In these 25 years we have more than doubled our wealth. Sicher the securities which represent about 450 millions of Railway properties would not realise at the existing market rate their original cost. The investors in British railway property are losers. For many years past subscribers for new railways could not be found. There were, however, lawyers, contractors, and promoters. Devices invented whereby, by „Lloyd’s Bonds“ and Finance Cos., and the issue of railway securities at enormous discounts, and the payment to contractors of prices for their work and materials far in excess of the value, some railways have been made, or partly made. But, as Lord Redesdale said in the H. o. Lords last Monday, the system has fairly broken down.

### The Reports of the Asiatic Banking Co., and the Bank of Hindostan, China and Japan (Limited.)

The disastrous crisis of Bombay last year (1865) has told upon the balance sheets and dividends of the various Indian Banks. All have suffered, some severely. Mit Numerous failures amongst firms of the highest standing and greatest repute, and prolonged depreciation of all description of Indian produce the Banks could not escape heavy losses. So sehr bedeutende losses der „Commercial Bank Corporation of India and the East“, ebenso, obgleich nicht so groß, in den beiden oben genannten Banks. Losses of Asiatic Banking Co: £142,000 against profit realised of £61,494. Hatte aber, fortunately, reserve fund of £175,000.

Net profits of the Bank of Hindostan etc. for the year £23,485, where swallowed up by the losses, which have also absorbed £87,794 transferred from the reserve fund. In addition, £70,000 loss anticipated. Jetzt sound.

### The Economy of B. o. E. Notes. 1000£ Notes.

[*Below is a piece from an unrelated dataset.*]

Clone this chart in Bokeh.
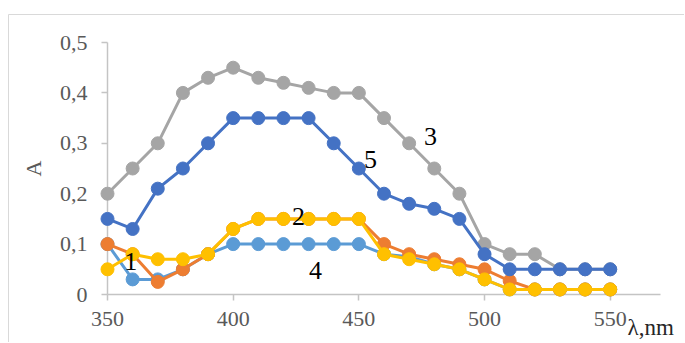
from bokeh.plotting import figure
from bokeh.models import FixedTicker, CustomJSTickFormatter, ColumnDataSource
from bokeh.core.properties import value
from bokeh.embed import file_html
from bokeh.resources import INLINE

wavelength = [350, 360, 370, 380, 390, 400, 410, 420, 430, 440, 450,
              460, 470, 480, 490, 500, 510, 520, 530, 540, 550]
curve1 = [0.10, 0.08, 0.025, 0.05, 0.08, 0.13, 0.15, 0.15, 0.15, 0.15, 0.15,
          0.10, 0.08, 0.07, 0.06, 0.05, 0.027, 0.01, 0.01, 0.01, 0.01]
curve2 = [0.05, 0.08, 0.07, 0.07, 0.08, 0.13, 0.15, 0.15, 0.15, 0.15, 0.15,
          0.08, 0.07, 0.06, 0.05, 0.03, 0.01, 0.01, 0.01, 0.01, 0.01]
curve3 = [0.20, 0.25, 0.30, 0.40, 0.43, 0.45, 0.43, 0.42, 0.41, 0.40, 0.40,
          0.35, 0.30, 0.25, 0.20, 0.10, 0.08, 0.08, 0.05, 0.05, 0.05]
curve4 = [0.10, 0.03, 0.03, 0.05, 0.08, 0.10, 0.10, 0.10, 0.10, 0.10, 0.10,
          0.08, 0.075, 0.06, 0.05, 0.03, 0.01, 0.01, 0.01, 0.01, 0.01]
curve5 = [0.15, 0.13, 0.21, 0.25, 0.30, 0.35, 0.35, 0.35, 0.35, 0.30, 0.25,
          0.20, 0.18, 0.17, 0.15, 0.08, 0.05, 0.05, 0.05, 0.05, 0.05]

x_ticks = [350, 400, 450, 500, 550]
y_ticks = [0, 0.1, 0.2, 0.3, 0.4, 0.5]

curve_names = ["3", "5", "2", "1", "4"]
name_x = [478.5, 454.6, 426.0, 359.2, 432.7]
name_y = [0.313, 0.267, 0.155, 0.066, 0.048]

x_title = "λ,nm"
y_title = "A"

SERIF = "'Liberation Serif'"

# layout constants (pixels)
W, H = 684, 342
LEFT, RIGHT, TOP, BOTTOM = 107, 24, 42, 48
X0, X1, Y0, Y1 = 350, 570, 0, 0.5

p = figure(width=W, height=H, output_backend="svg", toolbar_location=None,
           x_range=(X0, X1), y_range=(Y0, Y1),
           min_border_left=LEFT, min_border_right=RIGHT,
           min_border_top=TOP, min_border_bottom=BOTTOM)
p.outline_line_color = None
p.grid.visible = False

fmt = CustomJSTickFormatter(code="return tick === 0 ? '0' : tick.toFixed(1).replace('.', ',');")

for ax in (p.xaxis[0], p.yaxis[0]):
    ax.axis_line_color = "#C4C4C4"
    ax.axis_line_width = 1.5
    ax.major_tick_line_color = "#C4C4C4"
    ax.major_tick_line_width = 1.5
    ax.major_tick_in = 0
    ax.major_tick_out = 6
    ax.minor_tick_line_color = None
    ax.major_label_text_font = SERIF
    ax.major_label_text_font_size = "22px"
    ax.major_label_text_color = "#595959"

p.xaxis.ticker = FixedTicker(ticks=x_ticks)
p.xaxis.major_label_standoff = 11

p.yaxis.ticker = FixedTicker(ticks=y_ticks)
p.yaxis.formatter = fmt
p.yaxis.major_label_standoff = 14
p.yaxis.axis_label = y_title
p.yaxis.axis_label_text_font = SERIF
p.yaxis.axis_label_text_font_style = "normal"
p.yaxis.axis_label_text_font_size = "22px"
p.yaxis.axis_label_text_color = "#595959"
p.yaxis.axis_label_standoff = 11

# light chart-area border (top and left), placed from pixel constants
px_x = (W - LEFT - RIGHT) / (X1 - X0)
px_y = (H - TOP - BOTTOM) / (Y1 - Y0)
bx = X0 - (LEFT - 8) / px_x
by = Y1 + (TOP - 14) / px_y
p.line([bx, bx, X1 + 100], [Y0 - 1, by, by], line_color="#D9D9D9", line_width=1, level="overlay")

series = [
    (curve3, "#A5A5A5"),
    (curve4, "#5B9BD5"),
    (curve1, "#ED7D31"),
    (curve5, "#4472C4"),
    (curve2, "#FFC000"),
]
for ys, col in series:
    src = ColumnDataSource(dict(x=wavelength, y=ys))
    p.line("x", "y", source=src, line_color=col, line_width=3, level="overlay")
    p.scatter("x", "y", source=src, size=13, fill_color=col, line_color=col, level="overlay")

lab_src = ColumnDataSource(dict(x=name_x, y=name_y, t=curve_names))
p.text("x", "y", text="t", source=lab_src, text_font=value(SERIF), text_font_size="26px",
       text_color="black", text_align="center", text_baseline="middle", level="overlay")

xt_src = ColumnDataSource(dict(x=[556.9], y=[-0.066], t=[x_title]))
p.text("x", "y", text="t", source=xt_src, text_font=value(SERIF), text_font_size="23px",
       text_color="#262626", text_align="left", text_baseline="middle", level="overlay")

open("out.html", "w").write(file_html(p, INLINE))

The B. o. E. directors suchen constantly economy of banknotes, so as to keep as small an amount as possible in the hands of the public, and as many in the reserve as they can contrive. A large amount of the whole circulation, perhaps $\frac{1}{10}$ (say 2 mill. £. St.) consists of notes of £1000 each, and nearly all these are in the tills of bankers within half a mile of Lothbury. They are of little or no use, except to settle balances among the banking houses themselves, or occasionally for lawyers to pass when they sell real estate.